Outsourcing to Save Call Center Costs

   

Having managed a call center, I have always been a proponent of in-house call centers, but times are tough and they are changing. Every company today is looking for ways to save money without hurting sales and customer service. As the pressure on businesses to dramatically reduce costs intensifies, you need to look at domestic or off-shore outsourcing of some or all call center and data entry functions as a way to improve your bottom line. Companies are also outsourcing these functions more because they can avoid using capital for new order management and telephone systems.

Recently, one of our clients outsourced 300,000 phone calls off shore, resulting in a substantial reduction in costs. How substantial? This client’s fully loaded internal cost per minute was $0.72, while a fully loaded off-shore cost per minute for this client is $0.42—and most of the customer service remains in house. Additionally, the client’s 90,000 mail/fax orders cost only $0.15 per order: scanned, transmitted to Asia, keyed overnight and available on-line for picking and customer service the next morning. 

Clearly, you need to look at the potential savings of offshore outsourcing. How should you approach doing this type of study?

Know your internal costs. In order to compare your internal costs to outsourcing, you need to identify your fully loaded internal costs. “Fully loaded” includes direct and indirect labor, occupancy and telecom costs.  This needs to be converted to a cost-per-minute basis, which is how outsourcing will generally be proposed and invoiced. You may say that you can’t control occupancy costs, however, there may be other uses for that space, if call center is outsourced.

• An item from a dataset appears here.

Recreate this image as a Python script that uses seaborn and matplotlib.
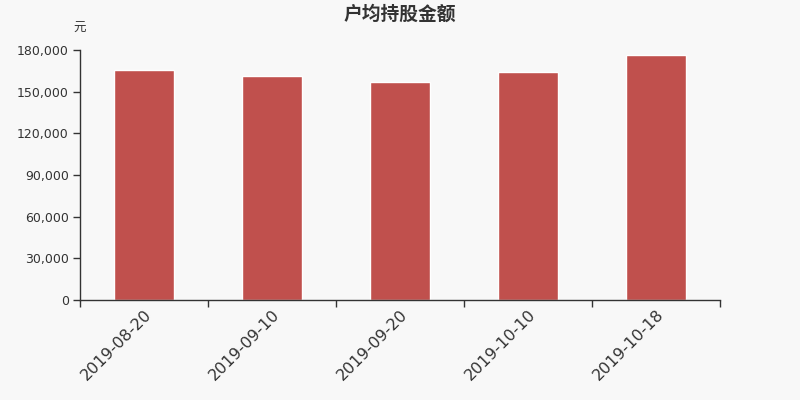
import matplotlib
matplotlib.use("Agg")
import matplotlib.pyplot as plt
import seaborn as sns
import pandas as pd
from matplotlib.ticker import FuncFormatter, FixedLocator

# data
dates = ["2019-08-20", "2019-09-10", "2019-09-20", "2019-10-10", "2019-10-18"]
amounts = [165800, 161300, 156700, 164200, 176400]
y_ticks = [0, 30000, 60000, 90000, 120000, 150000, 180000]

bg = "#f8f8f8"
bar_color = "#c0504d"
text_color = "#333333"

sns.set_style("white")
plt.rcParams["font.family"] = ["Noto Sans CJK SC", "DejaVu Sans"]

df = pd.DataFrame({"date": dates, "amount": amounts})

fig = plt.figure(figsize=(8, 4), dpi=100, facecolor=bg)
ax = fig.add_axes([0.1, 0.25, 0.8, 0.625])
ax.set_facecolor(bg)

sns.barplot(data=df, x="date", y="amount", color=bar_color, saturation=1,
            width=0.47, ax=ax)

ax.set_xlim(-0.5, len(dates) - 0.5)
ax.set_ylim(0, 180000)
ax.set_yticks(y_ticks)
ax.yaxis.set_major_formatter(FuncFormatter(lambda v, p: f"{int(v):,}"))
ax.tick_params(axis="y", left=True, labelsize=9, colors=text_color,
               length=5, width=1, pad=3)
for lbl in ax.get_yticklabels():
    lbl.set_family("DejaVu Sans")

# category boundary ticks on x
ax.xaxis.set_minor_locator(FixedLocator([i - 0.5 for i in range(len(dates) + 1)]))
ax.tick_params(axis="x", which="minor", bottom=True, length=5, width=1, color=text_color)
ax.tick_params(axis="x", which="major", bottom=False, length=0, pad=5)
for lbl in ax.get_xticklabels():
    lbl.set_rotation(45)
    lbl.set_ha("right")
    lbl.set_va("top")
    lbl.set_rotation_mode("anchor")
    lbl.set_fontsize(11.5)
    lbl.set_family("DejaVu Sans")
    lbl.set_color(text_color)

for side in ["top", "right"]:
    ax.spines[side].set_visible(False)
for side in ["left", "bottom"]:
    ax.spines[side].set_color(text_color)
    ax.spines[side].set_linewidth(1)

ax.set_xlabel("")
ax.set_ylabel("")
fig.text(0.1, 0.93, "元", fontsize=9, color=text_color, ha="center", va="center")
fig.text(0.5, 0.965, "户均持股金额", fontsize=13.5, fontweight="bold", color=text_color,
         ha="center", va="center")

fig.savefig("out.png", dpi=100, facecolor=bg)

Competitively bid out to multiple vendors. It goes without saying that you need to competitively bid the potential project to a short list of qualified bidders. This is the only way to get the lowest costs.

Formalize an ROI (Request For Proposal). This should include:

  • A pro forma for your business, meaning the types and volumes of transactions (actual and multi-year forward projections)
  • Required services
  • Service level standards for total call length, abandonment rate, and average call service level standards 
  • Request references and boilerplate contract
  • Details about order management systems needed, systems integrations including e-commerce site, etc. 

Decide what to keep in house. In my opinion, you should keep your customer service internal. This gives you a way to monitor the service levels of the outsource company.

Ask other critical questions. Among the things you’ll want to know:

  • How will training be conducted about your product(s) and company policies?
  • Is the provider PCI credit compliant and certified? 
  • How will you monitor your customers’ calls?
  • Who are the company’s references? Come up with standardized questions to ask each of the references so you can compare their responses.
Domestic outsourcing has some advantages over off shore. Here are a few that I think are important:
  • There may be an advantage in the area of English speech. However, I am greatly impressed with how well the Philippines has performed for some of our clients. 
  • Shorter travel distance means you can visit centers more often. 
  • Understands US culture.
  • Keeps jobs in the USA. This may or may not be as much of a factor for you.
Of course, domestic outsource providers’ costs will be higher than off shore, but that is not necessarily a dead end. We have one client, a major non-profit with a high average order, that outsourced 100% of its direct orders domestically while keeping customer service in house. They were able to successfully renegotiate with their domestic outsource provider so that the costs were not so widely different.